Let me rephrase. The point of *any* programming language specification is to define the syntax and semantics of that language, so that anyone implementing the language knows what they need to do to build a conforming processor, and anyone using the language understands the expected behaviour of code written in the language.

In ixml, the parser is *expected* to return no vxml output if the input string can’t be matched to the input grammar. It’s reasonable, imo, to recommend or even require that there be some way of informing the user that no match was found. It’s *not* reasonable for the spec to define the lack of a match as an “error”. Doing so forces implementors to treat that outcome as an error in order to conform to the spec.

> I do wonder why the word 'error' has brought such a strong reaction?

Apologies if I’m teaching my grandmother to suck eggs, but I think it’s helpful to define what “error” means as a term of art. In programming, “error” can mean one of a few specific things: a syntax error (something in the program doesn’t follow the syntax of the programming language - e.g. a missing parenthesis, a misspelled command); a logic error (e.g. accidentally creating an endless loop, using the wrong operator); a runtime error (e.g. resource leaks).

Your view seems to be that the production of no output by the parser is a logic error. The program produces unexpected output because the programmer made an error. A simple logic error would be if I wrote “a = 5 + 4 / 2” and expected the value of a to be 4.5. In most languages, opperator precedence means the division is evaluated first, so the value of a is 7. What I should have written was “a = (5+4)/2”.

Logic errors don’t cause crashes, so they can be hard to spot and fix. I’d say 99% of the difficult bugs I come across are logic errors (i.e., I was a doofus). They don’t trigger formal error reports, either, because they’re only errors in context: I might have intended for the value of a to be 7, in which case there’s no error in writing “a = 5 + 4 / 2”. 
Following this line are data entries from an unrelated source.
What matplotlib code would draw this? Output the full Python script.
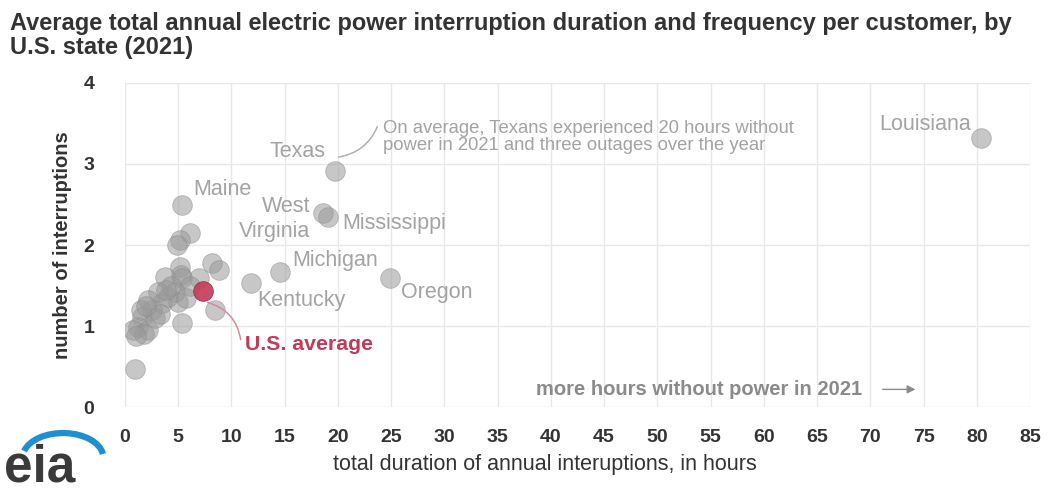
import numpy as np
import matplotlib
matplotlib.use("Agg")
import matplotlib.pyplot as plt
from matplotlib.patches import Arc

plt.rcParams['font.family'] = ['Liberation Sans', 'DejaVu Sans']

# labeled states: hours, interruptions
label_names = ["Louisiana", "Texas", "West\nVirginia", "Mississippi", "Maine",
               "Michigan", "Kentucky", "Oregon"]
label_hours = [80.4, 19.7, 18.6, 19.1, 5.4, 14.6, 11.8, 24.9]
label_counts = [3.32, 2.91, 2.39, 2.35, 2.49, 1.67, 1.53, 1.59]

# remaining states (unlabeled)
other_hours = [6.1, 5.2, 4.9, 5.2, 5.3, 8.2, 8.8, 3.8, 5.4, 7.0, 6.1, 4.7, 3.1,
               2.2, 3.5, 5.0, 8.5, 5.4, 1.6, 1.2, 2.2, 0.75, 2.5, 4.0, 0.9, 1.8,
               2.8, 3.3, 1.5, 4.3, 2.0, 1.0, 3.9, 5.7]
other_counts = [2.15, 2.06, 2.0, 1.73, 1.63, 1.78, 1.69, 1.6, 1.59, 1.59, 1.5,
                1.42, 1.42, 1.32, 1.28, 1.3, 1.2, 1.04, 1.11, 0.99, 0.95, 0.95,
                1.2, 1.36, 0.47, 0.9, 1.1, 1.15, 1.2, 1.5, 1.25, 0.88, 1.45, 1.35]

us_avg = (7.3, 1.43)

x_ticks = np.arange(0, 90, 5)
y_ticks = [0, 1, 2, 3, 4]

GRAY_DOT = "#9a9a9a"
GRAY_TXT = "#a3a3a3"
RED = "#c23a58"

fig = plt.figure(figsize=(10.5, 4.93), dpi=100)
ax = fig.add_axes([0.119, 0.174, 0.862, 0.658])

ax.scatter(other_hours + label_hours, other_counts + label_counts, s=200,
           color=GRAY_DOT, alpha=0.55, edgecolors="#8a8a8a", linewidths=0.6, zorder=3)
ax.scatter([us_avg[0]], [us_avg[1]], s=200, color=RED, alpha=0.9,
           edgecolors="#a02a44", linewidths=0.6, zorder=4)

ax.set_xlim(0, 85)
ax.set_ylim(0, 4)
ax.set_xticks(x_ticks)
ax.set_yticks(y_ticks)
ax.grid(True, color="#e8e8e8", linewidth=1.0, zorder=0)
for s in ax.spines.values():
    s.set_visible(False)
ax.tick_params(length=0, labelsize=14, colors="#333333")
ax.tick_params(axis="x", pad=16)
ax.tick_params(axis="y", pad=22)
for lab in ax.get_xticklabels() + ax.get_yticklabels():
    lab.set_fontweight("bold")

ax.set_xlabel("total duration of annual interuptions, in hours", fontsize=15.5,
              color="#333333")
ax.xaxis.set_label_coords(0.464, -0.145)
ax.set_ylabel("number of interruptions", fontsize=14.5, color="#333333",
              fontweight="bold", labelpad=8)

# state labels
tk = dict(color=GRAY_TXT, fontsize=15.5)
ax.text(16.2, 3.15, "Texas", ha="center", va="center", **tk)
ax.text(6.4, 2.68, "Maine", ha="left", va="center", **tk)
ax.text(17.4, 2.47, "West", ha="right", va="center", **tk)
ax.text(17.4, 2.17, "Virginia", ha="right", va="center", **tk)
ax.text(20.4, 2.27, "Mississippi", ha="left", va="center", **tk)
ax.text(15.7, 1.81, "Michigan", ha="left", va="center", **tk)
ax.text(12.4, 1.31, "Kentucky", ha="left", va="center", **tk)
ax.text(25.9, 1.42, "Oregon", ha="left", va="center", **tk)
ax.text(79.5, 3.49, "Louisiana", ha="right", va="center", **tk)

ax.text(24.2, 3.33, "On average, Texans experienced 20 hours without\n"
        "power in 2021 and three outages over the year",
        ha="left", va="center", color=GRAY_TXT, fontsize=13.3, linespacing=1.0)
ax.annotate("", xy=(19.8, 3.08), xytext=(23.8, 3.49),
            arrowprops=dict(arrowstyle="-", color="#b0b0b0", lw=1.1,
                            connectionstyle="arc3,rad=-0.3"))

ax.text(11.3, 0.77, "U.S. average", ha="left", va="center", color=RED,
        fontsize=15.3, fontweight="bold")
ax.annotate("", xy=(7.5, 1.3), xytext=(10.9, 0.8),
            arrowprops=dict(arrowstyle="-", color="#d88a9a", lw=1.1,
                            connectionstyle="arc3,rad=0.35"))

ax.text(69.2, 0.22, "more hours without power in 2021", ha="right", va="center",
        color="#8a8a8a", fontsize=14.5, fontweight="bold")
ax.annotate("", xy=(74.5, 0.22), xytext=(70.9, 0.22),
            arrowprops=dict(arrowstyle="-|>", color="#8a8a8a", lw=1.0,
                            mutation_scale=12))

fig.text(0.01, 0.975, "Average total annual electric power interruption duration and "
         "frequency per customer, by\nU.S. state (2021)", ha="left", va="top",
         fontsize=17, fontweight="bold", color="#333333", linespacing=1.05)

# eia logo
fig.text(0.004, 0.002, "eia", ha="left", va="bottom", fontsize=37, color="#3a3a3a",
         fontweight="bold")
logo_ax = fig.add_axes([0.0, 0.0, 0.12, 0.16])
logo_ax.set_xlim(0, 1)
logo_ax.set_ylim(0, 1)
logo_ax.axis("off")
logo_ax.add_patch(Arc((0.5, 0.45), 0.64, 0.62, theta1=8, theta2=165,
                      color="#1e8fd0", lw=4.5))

fig.savefig("out.png", dpi=100, facecolor="white")
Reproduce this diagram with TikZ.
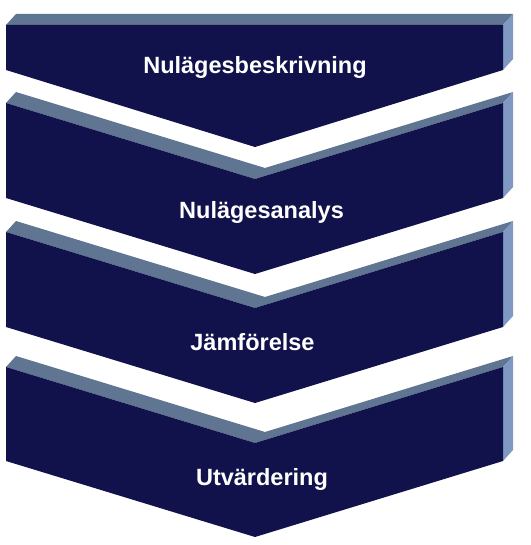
\documentclass[tikz,border=0pt]{standalone}
\usepackage{fontspec}
\setmainfont{Liberation Sans}
\definecolor{navy}{RGB}{17,17,75}
\definecolor{topface}{RGB}{95,117,145}
\definecolor{sideface}{RGB}{127,153,194}
\begin{document}
\begin{tikzpicture}[x=1bp,y=-1bp,
  front/.style={fill=navy},
  topf/.style={fill=topface},
  sidef/.style={fill=sideface},
  label/.style={text=white,font=\bfseries\fontsize{23.6}{28}\selectfont,inner sep=0pt,anchor=base}]
\useasboundingbox[fill=white] (0,0) rectangle (531,545);
% first chevron (flat top)
\fill[topf] (6,25) -- (16,14) -- (513,14) -- (503,25) -- cycle;
\fill[sidef] (503,25) -- (513,14) -- (513,59) -- (503,70) -- cycle;
\fill[front] (6,25) -- (503,25) -- (503,70) -- (255,147) -- (6,70) -- cycle;
% V chevrons
\foreach \t/\b in {103/198,232/327,367/461}{
  \fill[topf] (6,\t) -- (16,{\t-11}) -- (265,{\t+65}) -- (513,{\t-11}) -- (503,\t) -- (255,{\t+76}) -- cycle;
  \fill[sidef] (503,\t) -- (513,{\t-11}) -- (513,{\b-11}) -- (503,\b) -- cycle;
  \fill[front] (6,\t) -- (255,{\t+76}) -- (503,\t) -- (503,\b) -- (255,{\b+76}) -- (6,\b) -- cycle;
}
\node[label] (t1) at (255,74) {Nulägesbeskrivning};
\node[label] (t2) at (261.5,218) {Nulägesanalys};
\node[label] (t3) at (252.5,350) {Jämförelse};
\node[label] (t4) at (262,485) {Utvärdering};
\end{tikzpicture}
\end{document}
A language specification is intended to define the syntax and semantics of a language, and the expected behaviour of code written in that language. The specification will make it clear (explicitly or implicitly) that writing “a = (5 + 4 / 2” is an error, because it doesn’t conform to the language’s syntax (parentheses must be balanced). It won’t indicate anything about “a = 5 + 4 / 2”, except that it’s syntactically correct and assigns the value “7” to the variable “a”.

In the unlikely case that logic errors caused by ignoring operator precedence will be a frequent problem for users of the language, the implementor may choose to catch calculations of this sort and ask the user whether they’ve made a mistake ("a = 5 + 4 / 2 may need parentheses for correct functioning: did you mean a = (5 + 4) / 2?” or something of that sort). But that’s a decision for the implementor to make, contextually. 

Trying to anticipate common logic errors, and provide useful feedback about them, is part of being a good programmer. I can imagine a variety of logic errors that an ixml implementor might want to catch: providing an empty input string; providing an input string with trailing whitespace characters; providing a binary file as an input string. But none of these is an error as regards the language itself. ixml doesn’t care if you give it a binary file or an empty input or a string with trailing whitespace - but there’s a good chance that the user didn’t intend to do these things, and will get unexpected output from them.

It’s perhaps reasonable for a language specification to have some additional constraints, beyond those of the language’s syntax. We could, for example, require that implementations inform the user if there is no output from the parser. Calling that result an error, though, would be confusing because it would imply that it violates the syntax of ixml, which it doesn’t. Unless we actually change the language and require that an ixml input string be a valid sentence of the corresponding ixml input grammar, the lack of a match isn’t a syntax error. It makes a lot of sense, imo, for the spec to reserve the word “error” for cases where some structure of the language itself has been violated, and to refer to unexpected/undesired outputs of a properly functioning ixml processor in some other way.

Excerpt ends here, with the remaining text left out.